I tend to be a quiet person, so I have to make a point of being noisy when I get a new puppy. I intentionally drop things, run the sweeper and make it a game to move back and forth with me, I have the radio on while they chew a bully stick, I will sing with the music, I will clang pots and pan lids, I will drop spoons…I have to make myself be loud.

Smells

 A dog’s nose is astonishingly sensitive. A simple grocery bag has the smell of carrots, the soil they grew in, the human hand that picked them, the plastic scent itself…We are visual creatures, we humans, but dogs are nose first, ears next, and eyes last in terms of how they perceive their world.

I want a puppy to smell everything in my home, and everything I bring into the home. Words are applied to smells, to help with their verbal recognition, but really, I can’t tell everything they are picking up in a scent. I have no idea what walked through that grass before we got there, but the puppy does!

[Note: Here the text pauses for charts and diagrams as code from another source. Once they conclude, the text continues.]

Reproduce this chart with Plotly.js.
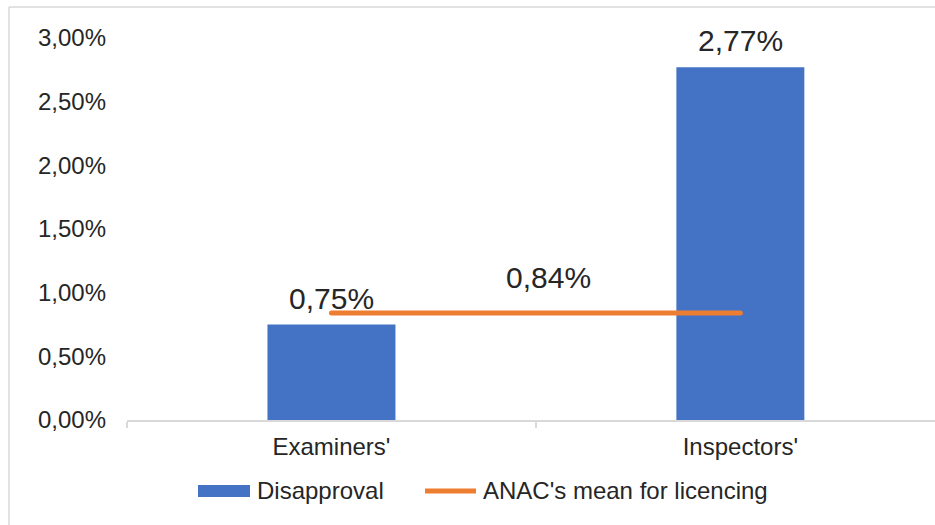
<!DOCTYPE html>
<html>
<head>
<meta charset="utf-8">
<script src="https://cdn.plot.ly/plotly-3.0.1.min.js"></script>
<style>
html,body{margin:0;padding:0;background:#fff;}
#chart{width:935px;height:525px;}
.scatterlayer path.js-line{stroke-linecap:round;}
</style>
</head>
<body>
<div id="chart"></div>
<script>
// Data
var categories = ["Examiners'", "Inspectors'"];
var disapproval = [0.0075, 0.0277];
var anacMean = [0.0084, 0.0084];
var seriesNames = ["Disapproval", "ANAC's mean for licencing"];

var BLUE = "#4472C4", ORANGE = "#ED7D31", GRAY = "#D9D9D9", TXT = "#262626";
var FONT = "Liberation Sans, Arial, sans-serif";

// pixel helpers for decoration placement
var L = 127, T = 38, W = 808, H = 382;
function px(x){ return (x - L) / W; }
function py(y){ return (T + H - y) / H; }

function fmt(v){ return (v * 100).toFixed(2).replace('.', ',') + '%'; }

var traces = [
  {
    type: 'bar', x: categories, y: disapproval, name: seriesNames[0],
    marker: {color: BLUE}, width: 0.313, hoverinfo: 'skip'
  },
  {
    type: 'scatter', mode: 'lines', x: categories, y: anacMean, name: seriesNames[1],
    line: {color: ORANGE, width: 5}, hoverinfo: 'skip'
  }
];

var annotations = [];
for (var i = 0; i < categories.length; i++) {
  annotations.push({
    x: categories[i], y: disapproval[i], xref: 'x', yref: 'y',
    text: fmt(disapproval[i]), showarrow: false, yanchor: 'bottom', yshift: 8,
    font: {family: FONT, size: 30, color: TXT}
  });
}
// label for the mean line (centred on the line)
annotations.push({
  x: 0.5, y: anacMean[0], xref: 'x', yref: 'y',
  text: fmt(anacMean[0]), showarrow: false, yanchor: 'bottom', yshift: 17, xshift: 13,
  font: {family: FONT, size: 30, color: TXT}
});
// custom legend text
annotations.push({
  x: px(255), y: py(491), xref: 'paper', yref: 'paper', xanchor: 'left', yanchor: 'middle',
  text: seriesNames[0], showarrow: false, font: {family: FONT, size: 24, color: TXT}
});
annotations.push({
  x: px(481), y: py(491), xref: 'paper', yref: 'paper', xanchor: 'left', yanchor: 'middle',
  text: seriesNames[1], showarrow: false, font: {family: FONT, size: 24, color: TXT}
});

var shapes = [
  // legend swatches
  {type: 'rect', xref: 'paper', yref: 'paper', x0: px(198), x1: px(250), y0: py(497), y1: py(485),
   fillcolor: BLUE, line: {width: 0}},
  {type: 'line', xref: 'paper', yref: 'paper', x0: px(425), x1: px(476), y0: py(491), y1: py(491),
   line: {color: ORANGE, width: 5}},
  // chart area border (left and top)
  {type: 'line', xref: 'paper', yref: 'paper', x0: px(9), x1: px(9), y0: py(7), y1: py(530),
   line: {color: GRAY, width: 1.5}},
  {type: 'line', xref: 'paper', yref: 'paper', x0: px(9), x1: px(940), y0: py(7), y1: py(7),
   line: {color: GRAY, width: 1.5}}
];

var layout = {
  width: 935, height: 525,
  margin: {l: L, r: 0, t: T, b: 525 - T - H, pad: 0},
  paper_bgcolor: '#fff', plot_bgcolor: '#fff',
  separators: ',.',
  showlegend: false,
  font: {family: FONT, size: 24, color: TXT},
  xaxis: {
    type: 'category', range: [-0.5, 1.476],
    showline: true, linecolor: GRAY, linewidth: 2,
    ticks: 'outside', tickson: 'boundaries', ticklen: 6, tickcolor: GRAY, tickwidth: 2,
    showgrid: false, zeroline: false,
    tickfont: {family: FONT, size: 24, color: TXT},
    ticklabelstandoff: 4
  },
  yaxis: {
    range: [0, 0.03], tickvals: [0, 0.005, 0.01, 0.015, 0.02, 0.025, 0.03],
    tickformat: '.2%', showgrid: false, zeroline: false, showline: false, ticks: '',
    tickfont: {family: FONT, size: 24, color: TXT},
    ticklabelstandoff: 20
  },
  annotations: annotations,
  shapes: shapes
};

Plotly.newPlot('chart', traces, layout, {staticPlot: true, displayModeBar: false});
</script>
</body>
</html>
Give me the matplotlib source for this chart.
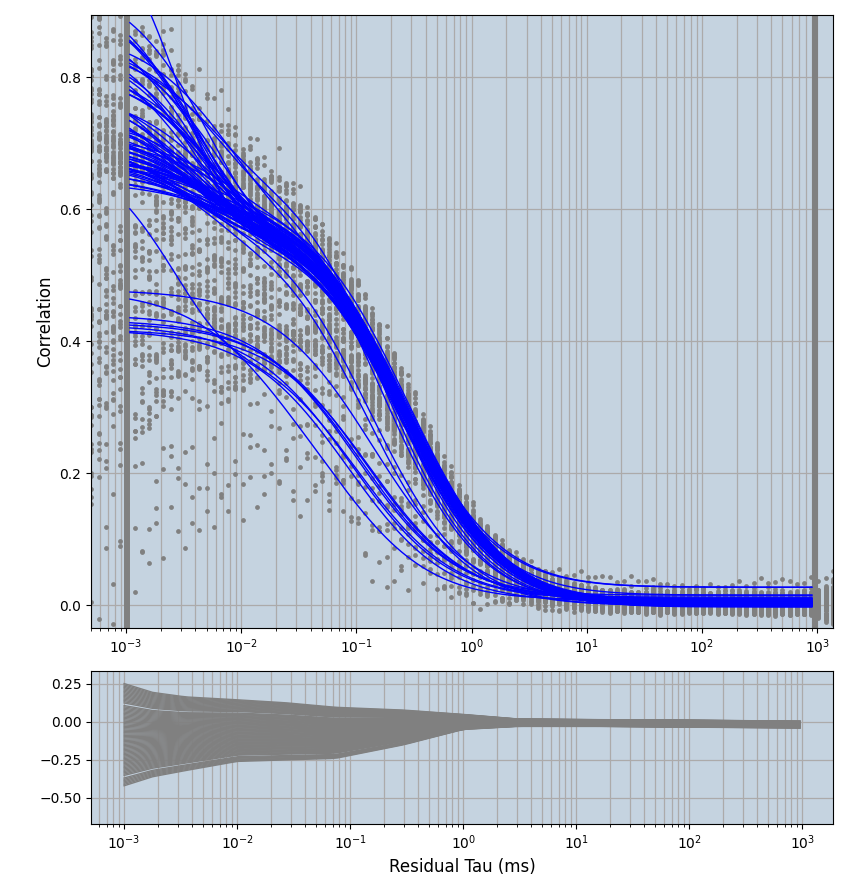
import numpy as np
import matplotlib
matplotlib.use("Agg")
import matplotlib.pyplot as plt

# ---------------- fit parameters ----------------
# main bundle
main_A = [0.60,0.59,0.61,0.60,0.58,0.62,0.60,0.59,0.61,0.60,
          0.57,0.60,0.61,0.59,0.60,0.62,0.58,0.60,0.61,0.59,
          0.60,0.61,0.58,0.60,0.62,0.59,0.60,0.61,0.60,0.58,
          0.59,0.61,0.60,0.62,0.59,0.60,0.58,0.61,0.60,0.59,
          0.63,0.60,0.59,0.61,0.60,0.58,0.60,0.62,0.59,0.61,
          0.60,0.59,0.61,0.58,0.60,0.62,0.60,0.59,0.61,0.60]
main_tauD = [0.26,0.25,0.27,0.24,0.26,0.28,0.25,0.27,0.26,0.23,
             0.26,0.27,0.25,0.28,0.24,0.26,0.27,0.25,0.26,0.29,
             0.25,0.26,0.24,0.27,0.26,0.25,0.28,0.26,0.27,0.24,
             0.26,0.25,0.27,0.26,0.23,0.26,0.28,0.25,0.26,0.27,
             0.24,0.26,0.27,0.25,0.26,0.28,0.25,0.26,0.27,0.24,
             0.26,0.25,0.27,0.26,0.29,0.25,0.26,0.24,0.27,0.26]
main_B = [0.06,0.12,0.20,0.05,0.15,0.09,0.25,0.13,0.04,0.18,
          0.10,0.30,0.07,0.22,0.14,0.08,0.27,0.16,0.05,0.11,
          0.19,0.09,0.34,0.13,0.06,0.23,0.10,0.17,0.04,0.29,
          0.12,0.15,0.08,0.21,0.36,0.10,0.14,0.07,0.26,0.17,
          0.05,0.11,0.19,0.32,0.08,0.16,0.10,0.24,0.13,0.06,
          0.28,0.09,0.18,0.12,0.33,0.05,0.15,0.21,0.10,0.35]
main_tauF = [0.004,0.003,0.005,0.004,0.006,0.007,0.004,0.005,0.003,0.004,
             0.005,0.004,0.003,0.006,0.006,0.004,0.005,0.003,0.004,0.005,
             0.004,0.007,0.005,0.004,0.004,0.006,0.003,0.005,0.005,0.004,
             0.003,0.004,0.006,0.004,0.004,0.003,0.005,0.004,0.006,0.004,
             0.004,0.005,0.003,0.004,0.007,0.005,0.004,0.003,0.005,0.006,
             0.005,0.004,0.003,0.006,0.004,0.005,0.004,0.003,0.004,0.005]
main_off = [0.002,0.000,0.004,0.001,-0.002,0.003,0.006,0.001,0.002,-0.001,
            0.003,0.000,0.005,0.002,0.001,-0.003,0.004,0.002,0.000,0.003,
            0.001,0.007,0.002,-0.001,0.003,0.001,0.004,0.000,0.002,0.005,
            0.001,-0.002,0.003,0.002,0.000,0.004,0.001,0.006,0.002,0.001,
            0.003,0.000,0.002,0.004,-0.001,0.002,0.005,0.001,0.003,0.000,
            0.002,0.004,0.001,-0.002,0.003,0.002,0.000,0.008,0.001,0.003]

# outlying fits: crossing, below-bundle, steep top, offset tails, lower group
extra_A    = [0.68,0.67,0.69, 0.60,0.59, 0.58, 0.56,0.57,0.58,
              0.468,0.40,0.40,0.415,0.42,0.41,0.425,0.418,0.412]
extra_tauD = [0.17,0.16,0.18, 0.13,0.12, 0.26, 0.24,0.25,0.24,
              0.14,0.06,0.10,0.09,0.11,0.13,0.10,0.12,0.085]
extra_B    = [0.18,0.20,0.16, 0.08,0.10, 0.55, 0.10,0.12,0.08,
              0.0,0.07,0.30,0.0,0.0,0.0,0.0,0.0,0.0]
extra_tauF = [0.005,0.006,0.005, 0.004,0.004, 0.003, 0.004,0.004,0.004,
              0.004,0.010,0.0025,0.004,0.004,0.004,0.004,0.004,0.004]
extra_off  = [0.000,0.002,0.000, 0.000,0.000, 0.000, 0.027,0.027,0.015,
              0.010,0.008,0.010,0.010,0.012,0.008,0.015,0.010,0.006]
structure_kappa = 5.0

A = main_A + extra_A
tauD = main_tauD + extra_tauD
B = main_B + extra_B
tauF = main_tauF + extra_tauF
off = main_off + extra_off

# ---------------- lag grid and spreads ----------------
lag_first, lag_last, n_lags = 5.0e-4, 1.37e3, 104
fit_first, fit_last = 1.08e-3, 900.0
resid_first, resid_last, n_resid = 1.0e-3, 955.0, 96

cloud_tau = [5e-4, 1e-3, 3e-3, 1e-2, 3e-2, 0.1, 0.3, 1.0, 3.0, 10.0, 100.0, 900.0, 1400.0]
cloud_lo  = [-0.50, -0.42, -0.32, -0.25, -0.16, -0.10, -0.06, -0.035, -0.02, -0.015, -0.012, -0.015, -0.03]
cloud_hi  = [0.06, 0.03, 0.06, 0.10, 0.08, 0.05, 0.05, 0.03, 0.02, 0.015, 0.012, 0.015, 0.03]
cloud_u = [0.0, -0.5, 0.3, -0.8, 0.15, -0.2, 0.6, -0.95, 0.05, -0.35,
           0.45, -0.65, -0.1, 0.85, -0.75, 0.2, -0.05, 1.0, -1.0, 0.35,
           -0.55, 0.7, -0.3, -0.85, 0.5]

resid_tau = [1e-3, 1.8e-3, 3.5e-3, 1e-2, 2.7e-2, 7.4e-2, 0.3, 1.0, 3.0, 16.0, 100.0, 955.0]
resid_lo  = [-0.42, -0.36, -0.32, -0.26, -0.25, -0.24, -0.15, -0.05, -0.03, -0.03, -0.035, -0.04]
resid_hi  = [0.26, 0.20, 0.17, 0.15, 0.13, 0.10, 0.08, 0.05, 0.02, 0.015, 0.012, 0.005]
resid_q = [0.50, 0.20, 0.80, 0.35, 0.65, 0.00, 0.95, 0.45, 0.10, 0.70,
           0.30, 0.90, 0.55, 0.15, 0.85, 0.40, 0.60, 0.25, 0.75, 0.05]
resid_q_fine = [0.0, 0.0125, 0.025, 0.0375]

stripe_tau = [1.02e-3, 957.0]
stripe_lo = [-0.1, -0.1]
stripe_hi = [1.0, 1.0]


def model(t, a, td, b, tf, o):
    return (a / (1 + t / td) / np.sqrt(1 + t / (structure_kappa ** 2 * td))
            + b * np.exp(-t / tf) + o)


lag_ms = np.geomspace(lag_first, lag_last, n_lags)
fit_tau = np.geomspace(fit_first, fit_last, 400)
res_tau = np.geomspace(resid_first, resid_last, n_resid)

lo_at = np.interp(np.log10(lag_ms), np.log10(cloud_tau), cloud_lo)
hi_at = np.interp(np.log10(lag_ms), np.log10(cloud_tau), cloud_hi)
rlo = np.interp(np.log10(res_tau), np.log10(resid_tau), resid_lo)
rhi = np.interp(np.log10(res_tau), np.log10(resid_tau), resid_hi)

bg = "#c5d3e0"
gridc = "#acaaaa"

fig = plt.figure(figsize=(8.59, 8.86), dpi=100)
ax1 = fig.add_axes([0.106, 0.291, 0.864, 0.692])
ax2 = fig.add_axes([0.106, 0.070, 0.864, 0.173])

for ax in (ax1, ax2):
    ax.set_facecolor(bg)
    ax.set_xscale("log")
    ax.set_axisbelow(True)
    ax.grid(True, which="both", axis="x", color=gridc, linewidth=0.9)
    ax.grid(True, which="major", axis="y", color=gridc, linewidth=0.9)

n_curves = len(A)
xs, ys = [], []
for i in range(n_curves):
    base = model(lag_ms, A[i], tauD[i], B[i], tauF[i], off[i])
    u = np.array([cloud_u[(i + 7 * j) % len(cloud_u)] for j in range(n_lags)])
    dev = np.where(u < 0, -u * lo_at, u * hi_at)
    xs.append(lag_ms)
    ys.append(base + dev)
ax1.scatter(np.concatenate(xs), np.concatenate(ys), s=12, color="#808080",
            linewidths=0, zorder=2)
ax1.vlines(stripe_tau, stripe_lo, stripe_hi, colors="#808080", linewidth=4.3, zorder=2)

for i in range(n_curves):
    ax1.plot(fit_tau, model(fit_tau, A[i], tauD[i], B[i], tauF[i], off[i]),
             color="blue", linewidth=1.0, zorder=3)

nq = len(resid_q)
for i in range(n_curves):
    q = resid_q[i % nq] + resid_q_fine[(i // nq) % len(resid_q_fine)]
    ax2.plot(res_tau, rlo + q * (rhi - rlo), color="#808080", linewidth=1.0)

ax1.set_xlim(4.97e-4, 1.38e3)
ax1.set_ylim(-0.035, 0.894)
ax2.set_xlim(5.1e-4, 1.88e3)
ax2.set_ylim(-0.671, 0.336)

ax1.set_ylabel("Correlation", fontsize=12)
ax2.set_xlabel("Residual Tau (ms)", fontsize=12)

fig.savefig("out.png", dpi=100)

I can introduce them to the scent of detergent, by letting them sniff the open bottle. I can tell them what leather smells like by offering a glove for a sniff and mouthing. Soil in my garden, and what zuchinni smells like, or clam chowder. The more curious they are, the more scents they will identify and become non-chalant about later.

Sights

Movement of crowds, kids playing, and many sights have to wait until we start going out, but the pup can watch my neighbor’s kids play from the back yard or through the window. They will get the sounds as well, in a controlled and familar setting which helps them accept it more readily.

But they can watch me load and unload shopping bags, we can “practice” walking together while Mom or my neighbors move around them randomly (there’s a pretty please in there!). The trainer can also bring friends along for that!

I’ve had Danes that watched tv with me, and some that never gave it a second look. But if my new pup would watch, I’d put on every kind of show there is! Cartoons, nature programs, sports, you name it! They would get both the sight, and a controlled amount of sound.

Visitors

Since I don’t have children, I would like to convince my favorite clicker trainer to bring her kids over with her. She can help me introduce them to playing gently with little ones, and just being well behaved.

My new neighbors have a foster child who is a toddler, and an older boy, so I’ll be asking them to come and visit as well. All of this is happening the first few days at home with me, before we have even begun our daily outings. Other neighbors of mine are retired folks, very enthusiastic and funny people, so they will have to come and meet my new tiny toddles too!

I will also ask my trainer to bring some well behaved dogs to visit, that are all up on their shots and stuff. Perhaps a little puppy and an older dog would make for a good play date.

I want to be careful about dog parks, ’cause ya never know what sort of behavior can happen outta the blue, and with a brand new little one…well, call me a ninny.

Why pre-socialize?

So a new puppy is at least familiar with one type of stimulus before adding the others. Or they can recognize and be unconcerned with kids coming towards them before they go to the park. It makes the transition into noisy, busy places easier after their first few days at home “settling in” and bonding with you.